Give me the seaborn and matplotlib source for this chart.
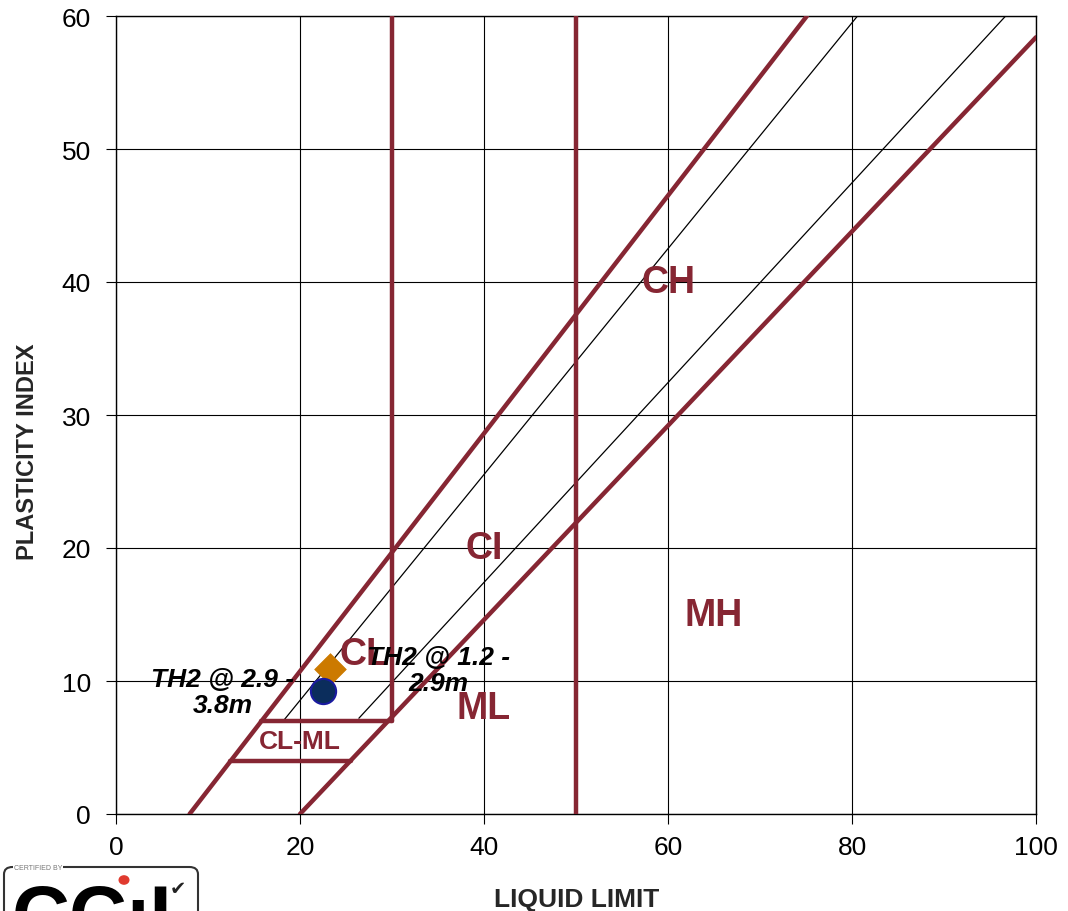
import numpy as np
import pandas as pd
import matplotlib
matplotlib.use("Agg")
import matplotlib.pyplot as plt
from matplotlib.patches import FancyBboxPatch, Circle
import seaborn as sns

# ------------------------------------------------------------
# Plasticity chart data
# ------------------------------------------------------------
# boundary lines (liquid limit, plasticity index)
upper_line_ll = [8.0, 75.1]
upper_line_pi = [0.0, 60.0]
a_line_ll     = [20.0, 100.0]
a_line_pi     = [0.0, 58.4]
ll30_line_ll  = [30.0, 30.0]
ll30_line_pi  = [7.0, 60.0]
ll50_line_ll  = [50.0, 50.0]
ll50_line_pi  = [0.0, 60.0]
pi7_line_ll   = [15.8, 30.0]
pi7_line_pi   = [7.0, 7.0]
pi4_line_ll   = [12.4, 25.5]
pi4_line_pi   = [4.0, 4.0]
# thin guide lines
guide1_ll = [18.3, 80.6]
guide1_pi = [7.1, 60.0]
guide2_ll = [26.4, 96.7]
guide2_pi = [7.2, 60.0]

# zone labels
zone_names = ["CH", "CI", "MH", "ML", "CL"]
zone_ll    = [60.0, 40.0, 65.0, 40.0, 27.0]
zone_pi    = [40.0, 20.0, 15.0, 8.0, 12.0]
clml_name  = "CL-ML"
clml_ll, clml_pi = 20.0, 5.5

# samples
sample_names  = ["TH2 @ 1.2 -\n2.9m", "TH2 @ 2.9 -\n3.8m"]
sample_ll     = [23.3, 22.5]
sample_pi     = [10.9, 9.25]
sample_lbl_ll = [35.0, 11.6]
sample_lbl_pi = [10.8, 9.2]

x_ticks = [0, 20, 40, 60, 80, 100]
y_ticks = [0, 10, 20, 30, 40, 50, 60]

MAROON = "#862633"

sns.set_theme(style="white")
plt.rcParams["font.family"] = ["Liberation Sans", "DejaVu Sans"]

fig = plt.figure(figsize=(10.68, 9.12), dpi=100)
ax = fig.add_axes([116 / 1068, 97 / 912, 920 / 1068, 798 / 912])

# grid
ax.set_xticks(x_ticks)
ax.set_yticks(y_ticks)
ax.grid(True, color="black", linewidth=0.8, zorder=0)
ax.set_axisbelow(True)

# thin guides
for xs, ys in [(guide1_ll, guide1_pi), (guide2_ll, guide2_pi)]:
    sns.lineplot(x=xs, y=ys, ax=ax, color="black", linewidth=0.9,
                 sort=False, estimator=None, zorder=2)

# thick boundaries
thick = [
    (upper_line_ll, upper_line_pi),
    (a_line_ll, a_line_pi),
    (ll30_line_ll, ll30_line_pi),
    (ll50_line_ll, ll50_line_pi),
    (pi7_line_ll, pi7_line_pi),
    (pi4_line_ll, pi4_line_pi),
]
for xs, ys in thick:
    sns.lineplot(x=xs, y=ys, ax=ax, color=MAROON, linewidth=3.2,
                 sort=False, estimator=None, zorder=3)

# zone labels
for name, lx, ly in zip(zone_names, zone_ll, zone_pi):
    ax.text(lx, ly, name, color=MAROON, fontsize=27, fontweight="bold",
            ha="center", va="center", zorder=4)
ax.text(clml_ll, clml_pi, clml_name, color=MAROON, fontsize=19,
        fontweight="bold", ha="center", va="center", zorder=4)

# samples
pts = pd.DataFrame({"ll": sample_ll, "pi": sample_pi, "name": sample_names})
sns.scatterplot(data=pts.iloc[[0]], x="ll", y="pi", ax=ax, marker="D",
                s=260, color="#CC7A00", edgecolor="#CC7A00", linewidth=0.5,
                zorder=5, legend=False)
sns.scatterplot(data=pts.iloc[[1]], x="ll", y="pi", ax=ax, marker="o",
                s=330, color="#0B2D5C", edgecolor="#1A1AA0", linewidth=1.5,
                zorder=6, legend=False)
for name, lx, ly in zip(sample_names, sample_lbl_ll, sample_lbl_pi):
    ax.text(lx, ly, name, fontsize=19, fontweight="bold", fontstyle="italic",
            ha="center", va="center", multialignment="center",
            linespacing=1.1, color="black", zorder=7)

ax.set_xlim(0, 100)
ax.set_ylim(0, 60)
ax.set_xlabel("")
ax.set_ylabel("")
ax.tick_params(axis="both", direction="out", length=7, width=0.8,
               colors="black", labelsize=19, bottom=True, left=True)
ax.tick_params(axis="x", pad=8)
ax.tick_params(axis="y", pad=11)
for sp in ax.spines.values():
    sp.set_color("black")
    sp.set_linewidth(1.0)

fig.text(577 / 1068, 1 - 900 / 912, "LIQUID LIMIT", fontsize=19,
         fontweight="bold", ha="center", va="center")
fig.text(28 / 1068, 1 - 452 / 912, "PLASTICITY INDEX", fontsize=17,
         fontweight="bold", ha="center", va="center", rotation=90)

# certification logo (cut off at bottom edge)
box = FancyBboxPatch((4 / 1068, -0.05), 194 / 1068, 0.05 + (912 - 868) / 912,
                     boxstyle="round,pad=0,rounding_size=0.008",
                     transform=fig.transFigure, facecolor="white",
                     edgecolor="#333333", linewidth=1.5, clip_on=False)
fig.patches.append(box)
fig.text(14 / 1068, 1 - 869 / 912, "CERTIFIED BY", fontsize=5,
         color="#777777", va="center", ha="left",
         bbox=dict(facecolor="white", edgecolor="none", pad=0.5))
fig.text(12 / 1068, 1 - 884 / 912, "CCıL", fontsize=58, fontweight="bold",
         color="black", va="top", ha="left")
fig.patches.append(Circle((124 / 1068, 1 - 881 / 912), 0.0045,
                          transform=fig.transFigure, color="#E03A2E"))
fig.text(178 / 1068, 1 - 890 / 912, "✔", fontsize=14, color="#222222",
         family=["DejaVu Sans"], ha="center", va="center")

fig.savefig("out.png", dpi=100)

******

§ WHAT THIS TASK INVOLVES: Pull out each line holding the string "chart".

§ TASK RESPONSE:
Give me the seaborn and matplotlib source for this chart.
# Plasticity chart data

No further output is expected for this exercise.